Rottura e cottura della cagliata

Una volta coagulato il latte, la cagliata va rotta, cioè sminuzzata, con l’utilizzo di appositi strumenti, lo spino o la lira, oppure ancora, nei moderni caseifici, attraverso appositi macchinari.

La rottura della cagliata serve a facilitare ulteriormente lo spurgo del siero (o latticello) dalla massa solida.

Ed ecco allora che per ottenere formaggi a pasta molle, a pasta semidura o a pasta dura, la cagliata viene sminuzzata nelle dimensioni rispettivamente di una noce, di un fagiolo o di un chicco di riso.

A seconda poi del formaggio che si vuol ottenere, la cagliata potrà essere più o meno sottoposta al calore e cioè cotta, risultando così cruda, semicotta o cotta.

Al termine di queste fasi, la cagliata viene raccolta e messa in forma entro apposite fascere, pressata e sgocciolata (e anche in questo caso, a seconda del grado di pressatura o sgrondo, si otterranno formaggi diversi, con pasta più o meno compatta).

Esistono poi i formaggi a pasta filata (mozzarella, provolone).

In questo caso la cagliata riposa per qualche ora nel siero, raggiungendo un grado di elasticità adeguato a essere tirata in lunghe matasse che vengono poi lavorate in acqua bollente fino a ottenere la forma desiderata.

I due tipi di coagulazione combinati ai fattori di rottura, sgocciolatura, biologico o meccanico, danno luogo a tutti i tipi di formaggio.

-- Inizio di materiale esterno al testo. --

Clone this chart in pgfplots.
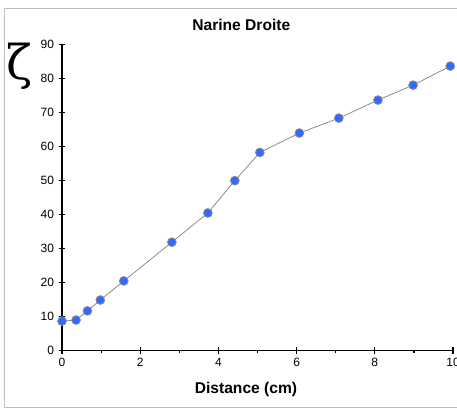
\documentclass[border=0pt]{standalone}
\usepackage{pgfplots}
\pgfplotsset{compat=1.18}
\usepackage{fontspec}
\setmainfont{Liberation Sans}
\newfontfamily\zetafont{DejaVu Serif}
\definecolor{ptblue}{RGB}{50,105,255}
\definecolor{linegray}{RGB}{140,140,140}
\definecolor{framegray}{RGB}{190,190,190}
\begin{document}
\begin{tikzpicture}
\path[use as bounding box, clip] (0pt,0pt) rectangle (342.75pt,306.75pt);
\draw[framegray, line width=1pt] (3.2pt,1pt) rectangle (390pt,300.5pt);
\begin{axis}[
  at={(46.5pt,44.0pt)}, anchor=south west,
  scale only axis, width=293.25pt, height=229.5pt,
  xmin=0, xmax=10, ymin=0, ymax=90,
  axis lines=left, axis line style={-, line width=1pt, black},
  clip=false,
  xtick={0,2,4,6,8,10}, minor xtick={1,3,5,7,9},
  ytick={0,10,20,30,40,50,60,70,80,90},
  tick align=center, major tick length=5pt, minor tick length=2pt,
  every tick/.style={black, line width=0.9pt},
  every minor tick/.style={black, line width=0.9pt, yshift=-1pt},
  tick label style={font=\fontsize{9}{10}\selectfont},
  /pgf/number format/assume math mode=true,
]
\addplot[linegray, line width=0.6pt, mark=*, mark size=3.3pt,
  mark options={fill=ptblue, draw=none}] coordinates {
  (0,8.6) (0.36,8.9) (0.65,11.6) (0.98,14.8) (1.58,20.4) (2.81,31.8)
  (3.73,40.4) (4.42,49.9) (5.06,58.2) (6.07,63.9) (7.08,68.3)
  (8.08,73.6) (8.98,78.0) (9.93,83.6)
};
\end{axis}
\node[anchor=base, font=\bfseries\fontsize{11.7}{13}\selectfont] at (181pt,283.7pt) {Narine Droite};
\node[anchor=base, font=\bfseries\fontsize{11.7}{13}\selectfont] at (184.5pt,11.8pt) {Distance (cm)};
\node[anchor=center, inner sep=0pt, font=\zetafont\fontsize{36}{40}\selectfont] at (14.5pt,257pt) {ζ};
\end{tikzpicture}
\end{document}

In generale si può affermare, sintetizzando, che con la prevalenza della fermentazione biologica (lattica) si potranno confezionare formati sempre più piccoli di formaggi freschi, mentre aumentando sempre più l’azione dei fattori meccanici di sminuzzamento, riscaldamento, cottura e compressione, si produrranno formati sempre più grandi e paste sempre più dure.